A few days ago a senior labor union leader stated that pension payments under the Labor Pension System are less than the benefits payable to members of the poorest grade of low-income families, and that he was opposed to both of the alternate pension reform plans proposed by the government.
He said he was against extending the number of years worked, for which the average salary earned is used as a basis for calculating retirement pensions. He also said he was opposed to cutting the income replacement rate of pensions and to increasing the premium rate.
These complaints aim to safeguard workers’ interests. However, seen from the aspect of long-term sustainability of the pension fund and balancing the rights and interests of different generations, younger workers might not agree with the aforementioned standpoints.
The Labor Pension Fund is like a reservoir. It needs to have fresh water fed into it all the time, in the form of contribution payments and good investment performance, if it is to provide sufficient outflow in the form of pension payments.
The way pension contributions are calculated is something that politicians have hitherto been unwilling to consider, and it is a point on which doubts have been aired concerning professional unions — those that handle labor and health insurance for people who do not work for a specific employer.
It creates a loophole that encourages workers not to pay contributions honestly based on their real incomes. As long as workers pay more premiums when they come close to retirement, they will still receive higher annuity payments — but who ends up paying for this?
Another issue is, while some people oppose raising pension fund premium rates, they also want to increase the income replacement rate. Consider for example an older worker who receives an average pensionable monthly salary of NT$25,200 (US$845) and has been working and paying pension fund premiums for 30 years. The worker’s self-paid premiums will add up to no more than NT$140,000.
Once the worker starts drawing a pension, he or she will be paid NT$140,000 in the first year and NT$700,000 in the first five years, which equals the sum of all the premiums paid by the worker, employer and government. During the sixth to eighth years of retirement, the pensioner will collect the yield, but who will pay for their pension during the ninth to 24th years of retirement?

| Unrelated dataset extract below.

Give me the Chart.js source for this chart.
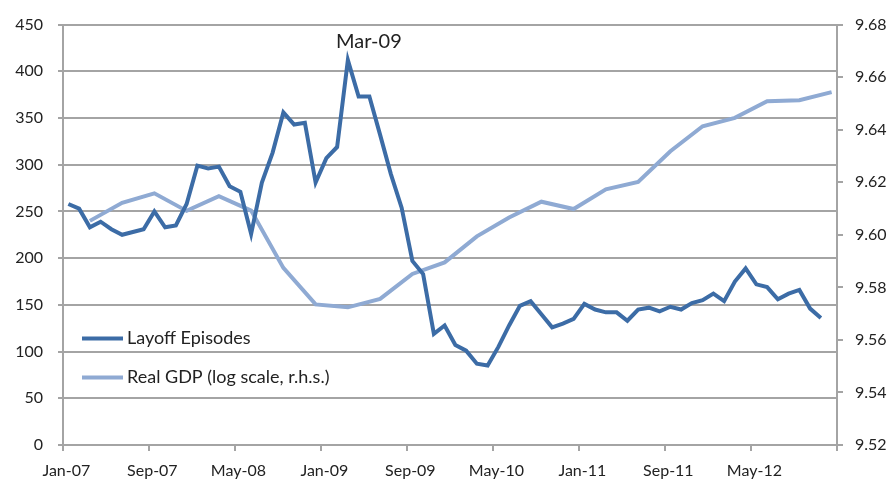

The government is largely to blame, for siding with capitalists. It dares not increase the differentials for workers’ pension fund premiums, or recognize that the second layer of professional pensions is paid out of workers’ salaries. It uses capital from workers’ pension funds to prop up the stock market and the fund is poorly managed. Consequently, the pension fund shortfall keeps growing. We cannot keep evading these problems.
The mistake should not be made of comparing social relief payments with basic pensions, otherwise what need would there be for national pensions?
To safeguard workers’ interests, the issue of payouts must be honestly addressed. Not reforming the system may be an option, but it would accelerate the bankruptcy of the Labor Pension System and would fail to look after intergenerational rights and obligations. It would mean that those who retire and get their pensions first would be winners, while the outcome would be three times worse than otherwise. That is the situation that the pension scheme for civil servants and teachers is already in.